Friday, June 15, 2018

Marvelous: INCREDIBLES 2

Brad Bird does something, well, incredible with Incredibles 2. Not only is it a worthy successor to his excellent original film -- and one 14 years old at that -- but it also restores honest-to-goodness comic book thrill to the superhero genre. Here is a movie that's so abundantly clever in its construction, so energetically creative in every beat of action involved, that it makes one wonder how we've managed to put up for so long with the turgid punching and cluttered effects explosions that bog down the live-action superheroics that've clogged our screens. For anyone whose mind has numbed to the waves of digital mayhem tumbling indiscriminately out of the last act of any Marvel movie or been lulled into a stupor by the senseless bombast of most DC ones, it's about time we got a reminder color and excitement can be found in putting the concept of a super hero to its best use. Bird knows how to build sequences and shape character, not just to contort them into whiz-bang calamities, but to mold a scene to maximum impact. Here is the story of a superhero family, putting both elements of that concept in full flowering display. It has deeply satisfying boom-pow action -- hurtling helicopters, collapsing urban infrastructure, crackling superpowers, with each sequence fully thought through for how each and every fantasy conceit could be wielded and combined in ever new and entertaining ways -- and a tenderly felt sense of human drama. Bird and his team of artists can build a great childish cartoony gag -- a spray-water-out-your-nose funny visual flourish -- with as much astonishing ease as a soft, talky, casual heart-to-heart between two grown-ups and make it all feel of one piece.

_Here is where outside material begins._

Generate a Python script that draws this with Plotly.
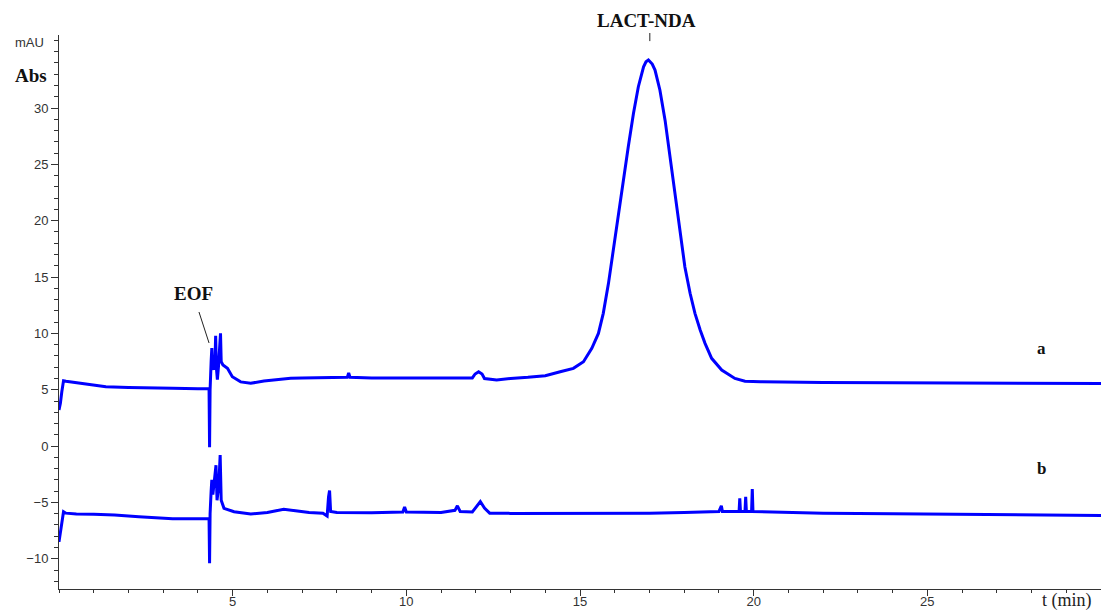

Picking up mere seconds after the 2004 classic ended, this sequel finds superheroes still banned from public life, and the newly formed family unit struggling with how to live up to their potential. How do they go about breaking the law to save it? How best to help kids learn to live in an often cruel and confusing world? It may be set in the past, but it also feels of-the-moment as these questions wrestle on the surface of Pixar's sparkling, swinging mid-century pseudo-60's cool. Elastigirl (Holly Hunter, perfect honey drip toughness) is offered a job by a high-powered technology company (led by pleasantly insinuating siblings voiced by Bob Odenkirk and Catherine Keener) who hope to make superheroes legal again. Mr. Incredible (Craig T. Nelson) struggles with finding the joy in parenting his cute and challenging super-kids (speedy tween (Huckleberry Milner), invisible teen (Sarah Vowell), and mind-bendingly multitalented baby) while letting his wife take center stage. The film is smart about married life, in finding dynamics between the two that reflect a healthy relationship that's nonetheless marked by internalized gender roles and egos only sometimes in check. The kids, too, are relatable in their troubles -- with math homework, with crushes, with TV and sugary cereals. Bird goes in on what could be standard sitcom tropes and imbues them with a sense of warmth and life, like any basically stable family unit buffeted by the everyday struggles of life. It just so happens their struggles entail a dastardly plot by a villainous Screenslaver, whose plan to destroy the reputation of superheroes once and for all leads inexorably to the most satisfying climax of superpower conflagration in ages. The film, grooving on Giacchino's brassy syncopation, is a rat-a-tat riot of heartfelt sentiments and rip-roaring action, staged with the smoothest, eye-boggling visual wit you'd ever hope to see. It's marvelous, and well worth the wait.